Task statement:
Copy the first line of the material below and every later line through the line containing "tick_labels = ['', '', '1", without any other output.

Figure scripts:
· · · · ·
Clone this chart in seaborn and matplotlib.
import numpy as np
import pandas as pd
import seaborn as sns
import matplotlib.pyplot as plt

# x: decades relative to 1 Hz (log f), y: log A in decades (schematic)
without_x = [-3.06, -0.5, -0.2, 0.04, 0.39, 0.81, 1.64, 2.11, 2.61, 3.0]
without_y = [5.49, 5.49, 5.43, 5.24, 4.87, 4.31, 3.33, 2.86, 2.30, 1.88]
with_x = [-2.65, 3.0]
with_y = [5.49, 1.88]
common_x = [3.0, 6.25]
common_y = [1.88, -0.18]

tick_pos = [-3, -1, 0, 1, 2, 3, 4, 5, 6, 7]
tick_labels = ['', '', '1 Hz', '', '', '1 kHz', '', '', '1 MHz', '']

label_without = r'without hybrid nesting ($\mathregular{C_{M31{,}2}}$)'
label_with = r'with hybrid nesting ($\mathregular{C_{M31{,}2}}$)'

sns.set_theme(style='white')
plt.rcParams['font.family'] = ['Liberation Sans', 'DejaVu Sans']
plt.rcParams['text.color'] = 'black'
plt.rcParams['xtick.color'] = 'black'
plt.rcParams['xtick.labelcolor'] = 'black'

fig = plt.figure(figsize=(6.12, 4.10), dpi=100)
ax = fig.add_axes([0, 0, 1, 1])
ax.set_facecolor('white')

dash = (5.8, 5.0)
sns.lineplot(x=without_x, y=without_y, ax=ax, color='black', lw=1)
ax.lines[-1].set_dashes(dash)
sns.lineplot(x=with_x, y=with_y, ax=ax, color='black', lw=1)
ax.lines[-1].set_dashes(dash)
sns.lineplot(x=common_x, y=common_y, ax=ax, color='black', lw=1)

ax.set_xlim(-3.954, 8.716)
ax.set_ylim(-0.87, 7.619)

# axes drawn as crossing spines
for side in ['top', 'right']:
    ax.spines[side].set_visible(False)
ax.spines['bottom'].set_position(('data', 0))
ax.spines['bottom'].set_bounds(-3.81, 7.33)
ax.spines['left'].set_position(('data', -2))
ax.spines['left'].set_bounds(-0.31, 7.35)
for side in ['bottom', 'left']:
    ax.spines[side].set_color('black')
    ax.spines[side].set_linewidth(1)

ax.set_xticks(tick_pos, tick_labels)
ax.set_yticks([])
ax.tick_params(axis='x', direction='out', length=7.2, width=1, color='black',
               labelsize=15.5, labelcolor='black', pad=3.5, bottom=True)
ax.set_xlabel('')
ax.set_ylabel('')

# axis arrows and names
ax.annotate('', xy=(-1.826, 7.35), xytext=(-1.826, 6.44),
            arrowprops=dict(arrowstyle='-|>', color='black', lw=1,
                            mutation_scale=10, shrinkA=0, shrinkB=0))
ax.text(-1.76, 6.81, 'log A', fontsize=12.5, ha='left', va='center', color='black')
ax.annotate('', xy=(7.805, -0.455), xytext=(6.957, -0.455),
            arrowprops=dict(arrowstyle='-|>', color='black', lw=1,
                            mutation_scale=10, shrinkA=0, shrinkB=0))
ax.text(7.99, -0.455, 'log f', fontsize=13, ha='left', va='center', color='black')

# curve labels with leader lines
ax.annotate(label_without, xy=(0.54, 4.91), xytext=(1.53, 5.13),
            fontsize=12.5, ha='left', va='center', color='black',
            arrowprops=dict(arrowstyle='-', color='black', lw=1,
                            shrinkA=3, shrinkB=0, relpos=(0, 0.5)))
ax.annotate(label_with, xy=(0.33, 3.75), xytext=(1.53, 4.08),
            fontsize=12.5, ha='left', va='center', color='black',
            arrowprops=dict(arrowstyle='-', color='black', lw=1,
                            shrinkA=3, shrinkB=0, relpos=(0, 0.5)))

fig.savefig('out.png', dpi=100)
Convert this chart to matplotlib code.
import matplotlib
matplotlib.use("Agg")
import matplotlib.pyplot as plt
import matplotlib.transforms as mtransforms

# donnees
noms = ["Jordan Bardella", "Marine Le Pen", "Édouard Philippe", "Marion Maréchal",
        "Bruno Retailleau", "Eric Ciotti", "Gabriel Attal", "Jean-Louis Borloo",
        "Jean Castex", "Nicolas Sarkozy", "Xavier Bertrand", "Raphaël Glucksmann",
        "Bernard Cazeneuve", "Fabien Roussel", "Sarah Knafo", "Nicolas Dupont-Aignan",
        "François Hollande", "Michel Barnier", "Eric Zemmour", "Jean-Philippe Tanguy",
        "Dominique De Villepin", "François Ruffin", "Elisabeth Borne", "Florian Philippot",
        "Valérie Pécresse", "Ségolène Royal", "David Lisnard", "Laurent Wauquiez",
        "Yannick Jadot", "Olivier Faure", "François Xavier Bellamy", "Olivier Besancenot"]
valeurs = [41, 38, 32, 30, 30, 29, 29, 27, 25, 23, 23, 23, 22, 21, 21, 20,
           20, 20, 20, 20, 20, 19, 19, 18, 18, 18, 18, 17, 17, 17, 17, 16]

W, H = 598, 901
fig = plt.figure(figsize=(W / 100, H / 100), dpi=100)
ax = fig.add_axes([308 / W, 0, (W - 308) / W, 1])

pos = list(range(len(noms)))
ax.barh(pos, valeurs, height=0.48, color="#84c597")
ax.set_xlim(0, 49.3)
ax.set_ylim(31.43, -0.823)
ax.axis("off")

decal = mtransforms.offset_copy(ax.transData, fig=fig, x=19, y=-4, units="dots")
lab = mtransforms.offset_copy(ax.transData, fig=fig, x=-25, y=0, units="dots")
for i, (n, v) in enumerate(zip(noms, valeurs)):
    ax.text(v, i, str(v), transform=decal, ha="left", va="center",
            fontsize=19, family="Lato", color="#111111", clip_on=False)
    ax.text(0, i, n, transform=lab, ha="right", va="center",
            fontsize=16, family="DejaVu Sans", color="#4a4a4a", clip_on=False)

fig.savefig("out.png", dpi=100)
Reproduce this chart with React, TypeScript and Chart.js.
· · · · ·
Complete response:
Clone this chart in seaborn and matplotlib.
import numpy as np
import pandas as pd
import seaborn as sns
import matplotlib.pyplot as plt

# x: decades relative to 1 Hz (log f), y: log A in decades (schematic)
without_x = [-3.06, -0.5, -0.2, 0.04, 0.39, 0.81, 1.64, 2.11, 2.61, 3.0]
without_y = [5.49, 5.49, 5.43, 5.24, 4.87, 4.31, 3.33, 2.86, 2.30, 1.88]
with_x = [-2.65, 3.0]
with_y = [5.49, 1.88]
common_x = [3.0, 6.25]
common_y = [1.88, -0.18]

tick_pos = [-3, -1, 0, 1, 2, 3, 4, 5, 6, 7]
tick_labels = ['', '', '1 Hz', '', '', '1 kHz', '', '', '1 MHz', '']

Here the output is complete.